As regulatory landscapes evolve—think of upcoming AI‑act standards or global ESG reporting mandates—the simulation engine can ingest new compliance rules, instantly re‑calculating risk scores across all active agreements. This agility will become a competitive differentiator for enterprises looking to scale globally while maintaining governance.


Getting Started with Contractize.app

  1. Sign up for a free trial and upload a sample set of contracts.
  2. Run the AI Clause Extraction to generate structured contract models.
  3. Enable the Scenario Builder from the dashboard (available in the Pro tier).
  4. Create your first simulation—choose a pricing clause, set a discount range, and hit Run.
  5. Explore the Outcome Dashboard, export results to CSV, or push them directly to your ERP.

Our support team offers guided onboarding sessions and a library of pre‑built scenario templates for common agreement types (SaaS, DPA, SLA).


Conclusion

AI‑powered contract scenario simulation shifts the contract function from a reactive gatekeeper to a strategic foresight engine.

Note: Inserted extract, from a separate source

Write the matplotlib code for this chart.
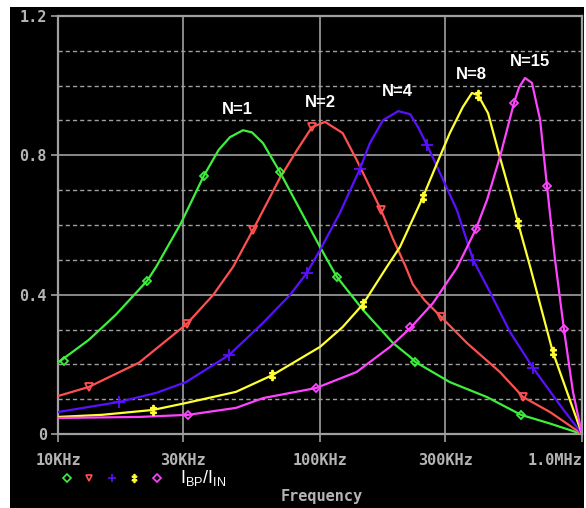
import matplotlib
matplotlib.use("Agg")
import matplotlib.pyplot as plt
from matplotlib.lines import Line2D
from matplotlib.patches import Rectangle

plt.rcParams['mathtext.fontset'] = 'custom'
plt.rcParams['mathtext.rm'] = 'Liberation Sans'

# frequency in kHz
green_f = [10, 13.1, 16.6, 21.9, 23.7, 29.5, 36, 41, 45.3, 50.8, 55, 60.6, 70.3, 100, 112, 116,
           146, 190, 221, 231, 313, 434, 585, 755, 1000]
green_v = [0.205, 0.27, 0.342, 0.44, 0.48, 0.606, 0.741, 0.815, 0.852, 0.872, 0.866, 0.835, 0.752,
           0.537, 0.471, 0.451, 0.356, 0.261, 0.221, 0.207, 0.149, 0.106, 0.055, 0.03, 0.0]
red_f = [10, 13.1, 20.4, 31, 39.1, 46.6, 55.5, 70.3, 81.7, 93.2, 104.5, 122, 138, 171, 190, 211,
         226, 250, 290, 364, 486, 596, 755, 1000]
red_v = [0.109, 0.135, 0.205, 0.316, 0.399, 0.48, 0.586, 0.735, 0.815, 0.881, 0.896, 0.864, 0.787,
         0.643, 0.56, 0.485, 0.43, 0.385, 0.336, 0.261, 0.178, 0.106, 0.063, 0.0]
blue_f = [10, 17.1, 23.7, 30.8, 45, 60.6, 76.8, 89, 100, 119, 142, 155, 174, 199, 221, 237, 256,
          280, 333, 384, 445, 531, 650, 824, 1000]
blue_v = [0.063, 0.092, 0.118, 0.149, 0.227, 0.319, 0.399, 0.462, 0.528, 0.634, 0.761, 0.835, 0.901,
          0.927, 0.918, 0.88, 0.83, 0.767, 0.643, 0.5, 0.408, 0.293, 0.19, 0.083, 0.0]
yellow_f = [10, 14.7, 23, 30.8, 47.8, 65.8, 100, 122, 146, 180, 202, 247, 280, 313, 351, 380, 401,
            438, 486, 531, 570, 634, 774, 1000]
yellow_v = [0.049, 0.055, 0.069, 0.089, 0.121, 0.169, 0.25, 0.307, 0.373, 0.48, 0.537, 0.68, 0.778,
            0.864, 0.939, 0.979, 0.973, 0.921, 0.795, 0.692, 0.606, 0.48, 0.235, 0.0]
mag_f = [10, 20.4, 31.4, 47.8, 60.6, 96.6, 138, 185, 221, 270, 333, 394, 434, 486, 550, 575, 606,
         644, 692, 735, 789, 853, 924, 1000]
mag_v = [0.046, 0.049, 0.055, 0.075, 0.103, 0.132, 0.178, 0.25, 0.304, 0.376, 0.477, 0.589, 0.672,
         0.795, 0.95, 0.995, 1.022, 1.008, 0.902, 0.712, 0.5, 0.301, 0.12, 0.0]

# marker points on each trace
green_mf = [10.5, 21.9, 36, 70.3, 116, 231, 585]
green_mv = [0.21, 0.44, 0.741, 0.752, 0.451, 0.207, 0.055]
red_mf = [13.1, 31, 55.5, 93.2, 171, 290, 596]
red_mv = [0.135, 0.316, 0.586, 0.881, 0.643, 0.336, 0.106]
blue_mf = [17.1, 45, 89, 142, 256, 384, 650]
blue_mv = [0.092, 0.227, 0.462, 0.761, 0.83, 0.5, 0.19]
yellow_mf = [23, 65.8, 146, 247, 401, 570, 774]
yellow_mv = [0.069, 0.169, 0.373, 0.68, 0.973, 0.606, 0.235]
mag_mf = [31.4, 96.6, 221, 394, 550, 735, 853]
mag_mv = [0.055, 0.132, 0.307, 0.589, 0.95, 0.712, 0.301]

labels = ['N=1', 'N=2', 'N=4', 'N=8', 'N=15']
label_f = [48.2, 100, 197, 377, 634]
label_v = [0.933, 0.953, 0.982, 1.031, 1.068]

x_ticks = [10, 30, 100, 300, 1000]
x_ticklabels = ['10KHz', '30KHz', '100KHz', '300KHz', '1.0MHz']
y_ticks = [0, 0.4, 0.8, 1.2]
y_ticklabels = ['0', '0.4', '0.8', '1.2']

GREY = '#b4b4b4'
GRID = '#a0a0a0'
mono = dict(family='DejaVu Sans Mono', weight='bold', size=11, color=GREY)

W, H = 586, 508
fig = plt.figure(figsize=(W / 100, H / 100), dpi=100, facecolor='white')
fig.patches.append(Rectangle((10 / W, 0), 574 / W, 501 / H, transform=fig.transFigure,
                             facecolor='black', edgecolor='none', zorder=-10))
ax = fig.add_axes([58 / W, (H - 434) / H, 524 / W, 418 / H])
ax.set_facecolor('black')
ax.set_xscale('log')
ax.set_xlim(10, 1000)
ax.set_ylim(0, 1.2)

# grid
for v in [0.1, 0.2, 0.3, 0.5, 0.6, 0.7, 0.9, 1.0, 1.1]:
    ax.axhline(v, color=GRID, lw=1, ls=(0, (3, 2.2)), zorder=1)
for v in [0.4, 0.8]:
    ax.axhline(v, color=GRID, lw=1.2, zorder=1)
for f in [30, 100, 300]:
    ax.axvline(f, color=GRID, lw=1.2, zorder=1)

traces = [
    (green_f, green_v, green_mf, green_mv, '#3cf03c', 'D', 4.5),
    (red_f, red_v, red_mf, red_mv, '#ff5050', 'v', 6),
    (blue_f, blue_v, blue_mf, blue_mv, '#5a10ff', '+', 8),
    (yellow_f, yellow_v, yellow_mf, yellow_mv, '#ffff33', '$‡$', 7),
    (mag_f, mag_v, mag_mf, mag_mv, '#ff44ff', 'D', 4.5),
]
for f, v, mf, mv, c, m, ms in traces:
    ax.plot(f, v, color=c, lw=1.6, zorder=3)
    ax.plot(mf, mv, ls='none', marker=m, ms=ms, mfc='none', mec=c, mew=1.3, zorder=4)

for t, f, v in zip(labels, label_f, label_v):
    ax.text(f, v, t, color='white', fontsize=12, fontweight='bold', family='Liberation Sans',
            ha='center', va='center', zorder=5)

for s in ax.spines.values():
    s.set_color(GRID)
    s.set_linewidth(1.6)

ax.set_xticks(x_ticks)
ax.set_xticklabels(x_ticklabels, fontdict=mono)
ax.set_xticks([], minor=True)
ax.set_yticks(y_ticks)
ax.set_yticklabels(y_ticklabels, fontdict=mono)
ax.tick_params(axis='x', length=6, width=1.2, color=GRID, pad=8)
ax.tick_params(axis='y', length=5, width=1.2, color=GRID, pad=3)
ax.get_xticklabels()[-1].set_horizontalalignment('right')

# legend row
ly = (H - 478) / H
for (f, v, mf, mv, c, m, ms), px in zip(traces, [67, 89, 112, 134, 157]):
    fig.add_artist(Line2D([px / W], [ly], ls='none', marker=m, ms=ms * 0.8, mfc='none', mec=c,
                          mew=1.2, transform=fig.transFigure))
fig.text(180 / W, ly, r'$\mathrm{I_{BP}/I_{IN}}$', color='white', fontsize=13,
         ha='left', va='center')
fig.text(322 / W, (H - 497) / H, 'Frequency', ha='center', va='center', **mono)

fig.savefig('out.png', dpi=100, facecolor='white')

By marrying AI‑driven data extraction with advanced predictive analytics, businesses can:

  • Forecast financial outcomes before a contract is signed.
  • Quantify and mitigate cross‑jurisdictional risk.
  • Align legal language with corporate strategy in real time.

For companies that treat contracts as living assets, the simulation engine is no longer a nice‑to‑have—it’s a must‑have tool for sustainable growth in 2025 and beyond.